Navarros Donate $25K to United Way’s Imagination Library

YOUNGSTOWN, Ohio – When she was a girl, Elba Navarro recalls, she and her younger sister regularly went to the South Side branch of the public library to borrow and read books.

“We were always reading. That was one of our pastimes,” Navarro said Wednesday. “I truly believe that children need books in their hands, in their homes.”

To share her experience with children throughout Mahoning County, the retired schoolteacher and her husband, local car dealer “Shorty” Navarro, donated $25,000 to the United Way of Youngstown and the Mahoning Valley’s Imagination Library.

Imagination Library is an initiative started in 1996 by country music star Dolly Parton that aims to put books in the hands of children from birth up to age 5. Since 2014, when the Youngstown United Way office adopted the program, it has distributed 124,400 books to children in Mahoning County.

The Navarros’ gift will allow United Way increase the number of children the program reaches, said Roxann Sebest, chapter director of marketing and communications.

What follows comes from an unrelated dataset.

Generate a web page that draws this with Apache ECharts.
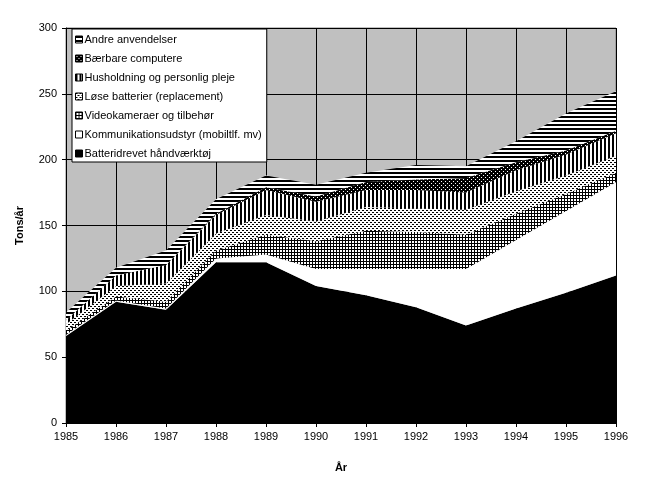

“It’s the gift of literacy,” said Kathy Mock, director of education and initiatives for the Youngstown United Way and a former schoolteacher herself.

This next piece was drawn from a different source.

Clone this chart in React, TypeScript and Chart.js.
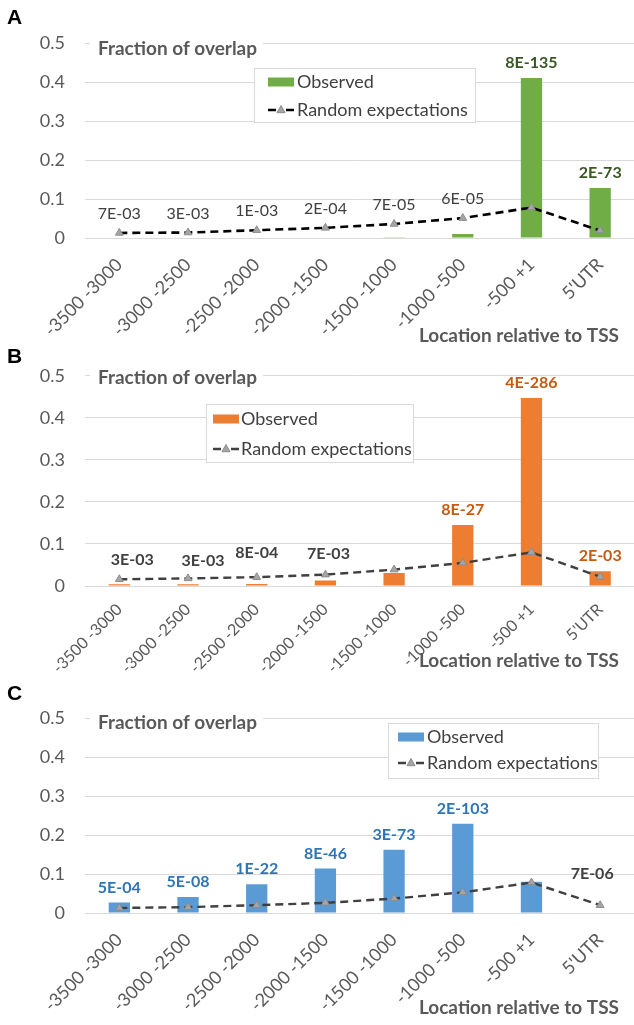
import React, { useEffect, useRef } from "react";
import { Chart, registerables } from "chart.js";

Chart.register(...registerables);

// ---------- data ----------
const categories = [
  "-3500 -3000",
  "-3000 -2500",
  "-2500 -2000",
  "-2000 -1500",
  "-1500 -1000",
  "-1000 -500",
  "-500 +1",
  "5'UTR",
];

const observedA = [0, 0, 0, 0, 0.002, 0.01, 0.41, 0.128];
const randomA = [0.013, 0.014, 0.02, 0.026, 0.036, 0.051, 0.078, 0.019];
const pValuesA = ["7E-03", "3E-03", "1E-03", "2E-04", "7E-05", "6E-05", "8E-135", "2E-73"];

const observedB = [0.004, 0.004, 0.005, 0.013, 0.031, 0.145, 0.447, 0.035];
const randomB = [0.016, 0.018, 0.021, 0.027, 0.039, 0.055, 0.08, 0.022];
const pValuesB = ["3E-03", "3E-03", "8E-04", "7E-03", "", "8E-27", "4E-286", "2E-03"];

const observedC = [0.027, 0.041, 0.074, 0.114, 0.162, 0.229, 0.08, 0];
const randomC = [0.013, 0.015, 0.02, 0.026, 0.037, 0.053, 0.078, 0.02];
const pValuesC = ["5E-04", "5E-08", "1E-22", "8E-46", "3E-73", "2E-103", "", "7E-06"];

const yMin = 0;
const yMax = 0.5;
const yStep = 0.1;

const seriesNames = ["Observed", "Random expectations"];
const yTitle = "Fraction of overlap";
const xTitle = "Location relative to TSS";

// ---------- styling / layout ----------
const FONT = "Lato, 'Open Sans', sans-serif";
const GRAY = "#595959";
const DARK = "#404040";

type PanelCfg = {
  letter: string;
  top: number;
  height: number;
  areaTop: number;
  areaBottom: number;
  barColor: string;
  lineColor: string;
  lineWidth: number;
  obs: number[];
  rnd: number[];
  pv: string[];
  labelColor: (i: number) => string;
  labelBold: (i: number) => boolean;
  nudge: (i: number) => [number, number];
  legend: { x: number; y: number; w: number; h: number; r1: number; r2: number; sw: number; tx: number };
  letterY: number;
  titleY: number;
  xTitleY: number;
  xTickSize: number;
  xTickPad: number;
};

const panels: PanelCfg[] = [
  {
    letter: "A",
    top: 0,
    height: 345,
    areaTop: 43,
    areaBottom: 238,
    barColor: "#70AD47",
    lineColor: "#000000",
    lineWidth: 2.6,
    obs: observedA,
    rnd: randomA,
    pv: pValuesA,
    labelColor: (i) => (i >= 6 ? "#385723" : DARK),
    labelBold: (i) => i >= 6,
    nudge: () => [0, 0],
    legend: { x: 254, y: 68, w: 221, h: 54, r1: 82, r2: 110, sw: 268, tx: 297 },
    letterY: 24,
    titleY: 49,
    xTitleY: 336,
    xTickSize: 18,
    xTickPad: 8,
  },
  {
    letter: "B",
    top: 345,
    height: 340,
    areaTop: 372,
    areaBottom: 586,
    barColor: "#ED7D31",
    lineColor: "#404040",
    lineWidth: 2.4,
    obs: observedB,
    rnd: randomB,
    pv: pValuesB,
    labelColor: (i) => (i >= 5 ? "#C55A11" : DARK),
    labelBold: () => true,
    nudge: (i) => ([[13, 0], [15, 1], [0, -5], [3, -2]][i] as [number, number]) || [0, 0],
    legend: { x: 206, y: 404, w: 207, h: 58, r1: 419, r2: 449, sw: 213, tx: 241 },
    letterY: 363,
    titleY: 378,
    xTitleY: 661,
    xTickSize: 16,
    xTickPad: 6,
  },
  {
    letter: "C",
    top: 685,
    height: 340,
    areaTop: 718,
    areaBottom: 913,
    barColor: "#5B9BD5",
    lineColor: "#404040",
    lineWidth: 2.4,
    obs: observedC,
    rnd: randomC,
    pv: pValuesC,
    labelColor: (i) => (i === 7 ? DARK : "#2E75B6"),
    labelBold: () => true,
    nudge: (i) => (i === 7 ? [-8, -12] : [0, 0]),
    legend: { x: 388, y: 723, w: 210, h: 55, r1: 737, r2: 763, sw: 398, tx: 427 },
    letterY: 700,
    titleY: 723,
    xTitleY: 1008,
    xTickSize: 18,
    xTickPad: 8,
  },
];

function drawTriangle(ctx: CanvasRenderingContext2D, x: number, y: number, r: number) {
  ctx.save();
  ctx.beginPath();
  ctx.moveTo(x, y - r);
  ctx.lineTo(x + r * 0.9, y + r * 0.6);
  ctx.lineTo(x - r * 0.9, y + r * 0.6);
  ctx.closePath();
  ctx.fillStyle = "#A5A5A5";
  ctx.strokeStyle = "#8C8C8C";
  ctx.lineWidth = 1;
  ctx.setLineDash([]);
  ctx.fill();
  ctx.stroke();
  ctx.restore();
}

function makeOverlay(p: PanelCfg) {
  return {
    id: "overlay" + p.letter,
    afterDraw(chart: any) {
      const ctx: CanvasRenderingContext2D = chart.ctx;
      const xs = chart.scales.x;
      const ys = chart.scales.y;
      const off = p.top;
      ctx.save();

      // panel letter
      ctx.font = `bold 21px 'Liberation Sans', Arial, sans-serif`;
      ctx.fillStyle = "#000";
      ctx.textAlign = "left";
      ctx.textBaseline = "alphabetic";
      ctx.fillText(p.letter, 7, p.letterY - off);

      // y title with white background
      ctx.font = `bold 19px ${FONT}`;
      const tw = ctx.measureText(yTitle).width;
      ctx.fillStyle = "#fff";
      ctx.fillRect(90, p.titleY - off - 11, tw + 14, 22);
      ctx.fillStyle = GRAY;
      ctx.textBaseline = "middle";
      ctx.fillText(yTitle, 98, p.titleY - off);

      // x title
      ctx.font = `bold 19px ${FONT}`;
      ctx.textAlign = "right";
      ctx.fillStyle = GRAY;
      ctx.fillText(xTitle, 619, p.xTitleY - off);

      // legend
      const L = p.legend;
      ctx.fillStyle = "#fff";
      ctx.fillRect(L.x, L.y - off, L.w, L.h);
      ctx.strokeStyle = "#D9D9D9";
      ctx.lineWidth = 1;
      ctx.strokeRect(L.x + 0.5, L.y - off + 0.5, L.w, L.h);
      ctx.fillStyle = p.barColor;
      ctx.fillRect(L.sw, L.r1 - off - 4.5, 26, 9);
      ctx.strokeStyle = p.lineColor;
      ctx.lineWidth = 2.4;
      ctx.beginPath();
      ctx.moveTo(L.sw, L.r2 - off);
      ctx.lineTo(L.sw + 8, L.r2 - off);
      ctx.moveTo(L.sw + 18, L.r2 - off);
      ctx.lineTo(L.sw + 26, L.r2 - off);
      ctx.stroke();
      drawTriangle(ctx, L.sw + 13, L.r2 - off, 4.5);
      ctx.font = `18px ${FONT}`;
      ctx.fillStyle = DARK;
      ctx.textAlign = "left";
      ctx.textBaseline = "middle";
      ctx.fillText(seriesNames[0], L.tx, L.r1 - off);
      ctx.fillText(seriesNames[1], L.tx, L.r2 - off);

      // data labels (p-values)
      ctx.textAlign = "center";
      ctx.textBaseline = "middle";
      p.pv.forEach((t, i) => {
        if (!t) return;
        const xb = xs.getPixelForValue(i);
        const yBar = ys.getPixelForValue(p.obs[i]);
        const yLine = ys.getPixelForValue(p.rnd[i]);
        const barHigher = yBar < yLine;
        const [dx, dy] = p.nudge(i);
        const y = (barHigher ? yBar - 15 : yLine - 19) + dy;
        ctx.font = `${p.labelBold(i) ? "bold " : ""}16px ${FONT}`;
        ctx.fillStyle = p.labelColor(i);
        ctx.fillText(t, xb + dx, y);
      });
      ctx.restore();
    },
  };
}

function Panel({ p }: { p: PanelCfg }) {
  const ref = useRef<HTMLCanvasElement | null>(null);
  useEffect(() => {
    if (!ref.current) return;
    const chart = new Chart(ref.current, {
      data: {
        labels: categories,
        datasets: [
          {
            type: "line",
            label: seriesNames[1],
            data: p.rnd,
            borderColor: p.lineColor,
            borderWidth: p.lineWidth,
            borderDash: [8, 5],
            tension: 0,
            pointStyle: "triangle",
            pointRadius: 4.5,
            pointBackgroundColor: "#A5A5A5",
            pointBorderColor: "#8C8C8C",
            pointBorderWidth: 1,
            order: 1,
          } as any,
          {
            type: "bar",
            label: seriesNames[0],
            data: p.obs,
            backgroundColor: p.barColor,
            barPercentage: 0.31,
            categoryPercentage: 1,
            order: 2,
          } as any,
        ],
      },
      options: {
        responsive: false,
        animation: false,
        devicePixelRatio: 1,
        layout: { padding: { top: p.areaTop - p.top, left: 0, right: 2, bottom: 0 } },
        plugins: { legend: { display: false }, tooltip: { enabled: false } },
        scales: {
          x: {
            type: "category",
            offset: true,
            grid: { display: false },
            border: { display: false },
            ticks: {
              autoSkip: false,
              minRotation: 45,
              maxRotation: 45,
              padding: p.xTickPad,
              color: GRAY,
              font: { family: FONT, size: p.xTickSize },
            },
            afterFit: (s: any) => {
              s.height = p.top + p.height - p.areaBottom;
            },
          },
          y: {
            min: yMin,
            max: yMax,
            grid: { color: "#D9D9D9", drawTicks: false, lineWidth: 1 },
            border: { display: false },
            ticks: {
              stepSize: yStep,
              padding: 20,
              color: GRAY,
              font: { family: FONT, size: 18 },
            },
            afterFit: (s: any) => {
              s.width = 85;
            },
          },
        },
      } as any,
      plugins: [makeOverlay(p)],
    } as any);
    return () => chart.destroy();
  }, [p]);
  return (
    <canvas
      ref={ref}
      width={640}
      height={p.height}
      style={{ position: "absolute", left: 0, top: p.top, width: 640, height: p.height }}
    />
  );
}

export default function App() {
  return (
    <div
      style={{
        position: "absolute",
        left: 0,
        top: 0,
        width: 634,
        height: 1025,
        overflow: "hidden",
        background: "#fff",
      }}
    >
      {panels.map((p) => (
        <Panel key={p.letter} p={p} />
      ))}
    </div>
  );
}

The check presentation took place at the Organizacion Civica y Cultural Hispana Americana on the South Side, where Mrs. Navarro, Mock and others read to, and took part in crafts with, children in OCCHA’s summer program.

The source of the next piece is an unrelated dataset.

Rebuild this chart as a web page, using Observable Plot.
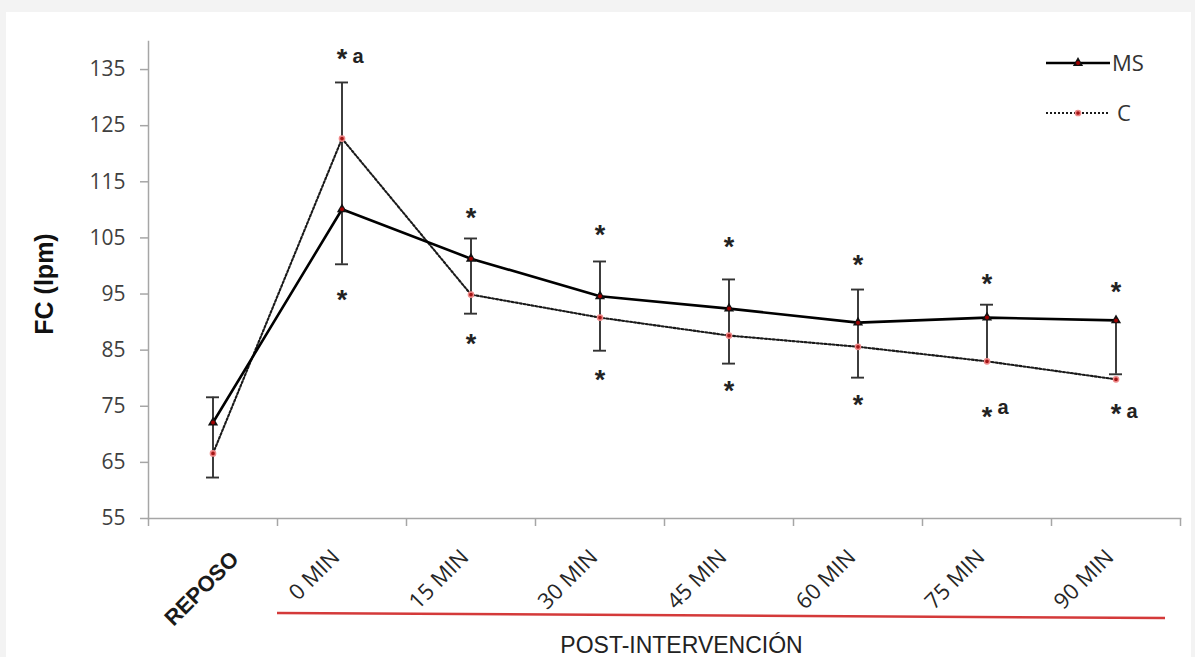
<!DOCTYPE html>
<html>
<head>
<meta charset="utf-8">
<script src="https://cdn.jsdelivr.net/npm/d3@7"></script>
<script src="https://cdn.jsdelivr.net/npm/@observablehq/plot@0.6"></script>
<style>
html, body { margin: 0; padding: 0; background: #f3f3f3; }
#wrap { position: relative; width: 1195px; height: 657px; overflow: hidden; }
#panel { position: absolute; left: 6px; top: 12px; width: 1185px; height: 645px; background: #fff; }
#chart { position: absolute; left: 0; top: 0; }
#overlay { position: absolute; left: 0; top: 0; pointer-events: none; }
</style>
</head>
<body>
<div id="wrap">
  <div id="panel"></div>
  <div id="chart"></div>
  <svg id="overlay" width="1195" height="657"></svg>
</div>
<script>
// ---- data ----
const categories = ["REPOSO", "0 MIN", "15 MIN", "30 MIN", "45 MIN", "60 MIN", "75 MIN", "90 MIN"];
const msValues = [72.1, 110.1, 101.3, 94.6, 92.4, 89.9, 90.8, 90.3];
const cValues  = [66.6, 122.7, 94.9, 90.8, 87.6, 85.6, 83.0, 79.8];
const errHigh  = [76.6, 132.7, 104.9, 100.8, 97.6, 95.8, 93.1, null];
const errLow   = [62.3, 100.3, 91.5, 84.9, 82.6, 80.1, null, 80.7];
const starsAbove = [null, 137.1, 108.8, 105.8, 103.6, 100.4, 97.0, 95.6];
const starsBelow = [null, 94.2, 86.4, 79.9, 78.0, 75.5, 73.4, 73.9];
const letterCats = ["0 MIN", "75 MIN", "90 MIN"];
const letterValues = [137.1, 74.6, 73.9];
const yTicks = [55, 65, 75, 85, 95, 105, 115, 125, 135];
const yDomain = [55, 140];
const seriesNames = ["MS", "C"];
const yLabel = "FC (lpm)";
const xGroupLabel = "POST-INTERVENCIÓN";

// ---- layout ----
const W = 1195, H = 657;
const mL = 148, mR = 15, mT = 41, mB = 139;
const bw = (W - mL - mR) / categories.length;
const pxPerUnit = (H - mT - mB) / (yDomain[1] - yDomain[0]);
const axisColor = "#a6a6a6";

const rows = categories.map((cat, i) => ({
  cat, ms: msValues[i], c: cValues[i],
  y1: errLow[i] ?? Math.min(msValues[i], cValues[i]),
  y2: errHigh[i] ?? Math.max(msValues[i], cValues[i])
}));
const caps = categories.flatMap((cat, i) =>
  [errHigh[i], errLow[i]].filter(v => v != null).map(v => ({cat, v})));
const stars = categories.flatMap((cat, i) =>
  [starsAbove[i], starsBelow[i]].filter(v => v != null).map(v => ({cat, v})));
const letters = letterCats.map((cat, i) => ({cat, v: letterValues[i]}));

const chart = Plot.plot({
  width: W, height: H,
  marginLeft: mL, marginRight: mR, marginTop: mT, marginBottom: mB,
  style: {background: "transparent", fontFamily: "'Open Sans', sans-serif", overflow: "visible"},
  x: {type: "band", domain: categories, padding: 0, axis: null},
  y: {domain: yDomain, axis: null},
  marks: [
    Plot.frame({anchor: "left", stroke: axisColor, strokeWidth: 1.5}),
    Plot.frame({anchor: "bottom", stroke: axisColor, strokeWidth: 1.5}),
    Plot.axisY({ticks: yTicks, tickSize: 8, tickPadding: 15, stroke: axisColor, strokeWidth: 1.5,
      fill: "#404040", fontSize: 21, fontFamily: "'Open Sans', sans-serif", label: null}),
    Plot.ruleX(categories, {x: d => d, y1: yDomain[0], y2: yDomain[0] - 8 / pxPerUnit, dx: -bw / 2,
      stroke: axisColor, strokeWidth: 1.5}),
    Plot.ruleX(categories.slice(-1), {x: d => d, y1: yDomain[0], y2: yDomain[0] - 8 / pxPerUnit, dx: bw / 2,
      stroke: axisColor, strokeWidth: 1.5}),
    // error bars
    Plot.ruleX(rows, {x: "cat", y1: "y1", y2: "y2", stroke: "#333", strokeWidth: 1.9}),
    Plot.tickY(caps, {x: "cat", y: "v", insetLeft: (bw - 13) / 2, insetRight: (bw - 13) / 2,
      stroke: "#333", strokeWidth: 1.9}),
    // lines
    Plot.lineY(rows, {x: "cat", y: "c", stroke: "#1a1a1a", strokeWidth: 2.1, strokeDasharray: "2,2"}),
    Plot.lineY(rows, {x: "cat", y: "ms", stroke: "#000", strokeWidth: 2.6}),
    // markers
    Plot.dot(rows, {x: "cat", y: "ms", symbol: "triangle", r: 3.8, fill: "#111"}),
    Plot.dot(rows, {x: "cat", y: "ms", r: 2, fill: "#a00000"}),
    Plot.dot(rows, {x: "cat", y: "c", r: 2.6, fill: "#a51515", stroke: "#ef8a8a", strokeWidth: 1.5}),
    // significance marks
    Plot.text(stars, {x: "cat", y: "v", text: () => "*", fontSize: 27, fontWeight: "bold",
      fontFamily: "'Liberation Sans', sans-serif", fill: "#222", dy: 2}),
    Plot.text(letters, {x: "cat", y: "v", text: () => "a", fontSize: 20, fontWeight: "bold",
      fontFamily: "'Liberation Sans', sans-serif", fill: "#222", dx: 16, dy: -1}),
    // x tick labels
    Plot.text(categories.slice(1), {x: d => d, text: d => d, frameAnchor: "bottom", dy: 40, dx: -1,
      rotate: -45, textAnchor: "end", lineAnchor: "bottom", fontSize: 22, fill: "#262626",
      fontFamily: "'Open Sans', sans-serif"}),
    Plot.text(categories.slice(0, 1), {x: d => d, text: d => d, frameAnchor: "bottom", dy: 42, dx: 27,
      rotate: -45, textAnchor: "end", lineAnchor: "bottom", fontSize: 22, fontWeight: "bold", fill: "#1a1a1a",
      fontFamily: "'Liberation Sans', sans-serif"}),
    // axis titles
    Plot.text([yLabel], {text: d => d, frameAnchor: "left", dx: -104, dy: 4, rotate: -90,
      textAnchor: "middle", fontSize: 25, fontWeight: "bold", fill: "#111",
      fontFamily: "'Liberation Sans', sans-serif"}),
    Plot.text([xGroupLabel], {text: d => d, frameAnchor: "bottom", dx: 17, dy: 134, lineAnchor: "bottom",
      textAnchor: "middle", fontSize: 23, fill: "#222", fontFamily: "'Liberation Sans', sans-serif"})
  ]
});
document.getElementById("chart").appendChild(chart);

// ---- overlay: red bracket line and legend ----
const ov = d3.select("#overlay");
ov.append("line").attr("x1", 277).attr("y1", 613).attr("x2", 1165).attr("y2", 618)
  .attr("stroke", "#d43a3a").attr("stroke-width", 2.5);

const legendY = [63, 113];
const lg = ov.append("g");
// MS
lg.append("line").attr("x1", 1046).attr("x2", 1110).attr("y1", legendY[0]).attr("y2", legendY[0])
  .attr("stroke", "#000").attr("stroke-width", 2.6);
lg.append("path").attr("d", d3.symbol(d3.symbolTriangle, Math.PI * 3.8 * 3.8)())
  .attr("transform", `translate(1078,${legendY[0]})`).attr("fill", "#111");
lg.append("circle").attr("cx", 1078).attr("cy", legendY[0]).attr("r", 2).attr("fill", "#a00000");
lg.append("text").attr("x", 1112).attr("y", legendY[0]).attr("dy", "0.36em").text(seriesNames[0])
  .attr("font-family", "'Open Sans', sans-serif").attr("font-size", 22).attr("fill", "#333");
// C
lg.append("line").attr("x1", 1046).attr("x2", 1110).attr("y1", legendY[1]).attr("y2", legendY[1])
  .attr("stroke", "#1a1a1a").attr("stroke-width", 2.1).attr("stroke-dasharray", "2,2");
lg.append("circle").attr("cx", 1078).attr("cy", legendY[1]).attr("r", 2.6)
  .attr("fill", "#a51515").attr("stroke", "#ef8a8a").attr("stroke-width", 1.5);
lg.append("text").attr("x", 1117).attr("y", legendY[1]).attr("dy", "0.36em").text(seriesNames[1])
  .attr("font-family", "'Open Sans', sans-serif").attr("font-size", 22).attr("fill", "#333");
</script>
</body>
</html>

The five-week program, which ends today, has 30 children, ages 5 to 11, participate each summer, OCCHA Director Mary Lou Reyes said.

“We knew we had to do more than just give free books to children in that [birth-to-five] age group, so we decided to have Imagination events,” Mock said. “We go to school districts. We go to OCCHA. We go to the library and we have evening events.” Families are invited to the Imagine with Us events.

While the children take part in the reading and craft activities, parents and caregivers are told how they can read to and with their children.

The program also offers “reading buddies,” volunteers such as Youngstown State University students and professionals who go into preschool classrooms to read and do crafts with the students, she reported. In addition, middle school students read to kindergarteners in Campbell, she said, adding that the initiative will be introduced in Struthers next year.

Beyond providing books directly to children, the United Way’s Imagination Library program provides books to OCCHA and other community entities for children to use, Mock said.

“What’s great about the books that we are donating today that we’re really spotlighting dual language books,” Mock said. “So they are not only in English but in Spanish.”

“We have a lot of children who are bilingual and a lot of children who are learning English,” Reyes said. OCCHA is conducting a literacy program to help children learn to read books and to teach their caregivers how to read to the children.

Since Imagination Library started, Mock said, she has seen more dual-language books offered for children. “That’s critical today. We have more and more diversity in our area and across the United States so we want to touch on all children,” she said.

The United Way official thanked the Navarros. Both – particularly Elba, being a teacher herself – recognize the importance of putting books into children’s hands at an early age for their success in school and later in life.

In some cases, children lack access to books in their homes, Navarro said.

“This is what these children need. They need to see this,” she said. They have people read stories to them, often, and “how much fun it is to hold a book in your hand. It’s like you go into your own little world,” she said.

Parents and caregivers can register children for the Imagination Library on the Youngstown United Way website, by contacting the United Way office or at any branch of the Public Library of Youngstown & Mahoning County.

Pictured (from left) are Mary Lou Reyes, director of the Organizacion Civica y Cultural Hispana Americana; Bob Hannon, president of the United Way of Youngstown and the Mahoning Valley; Elba Navarro; and Kathy Mock, director of education and initiatives for the Youngstown United Way.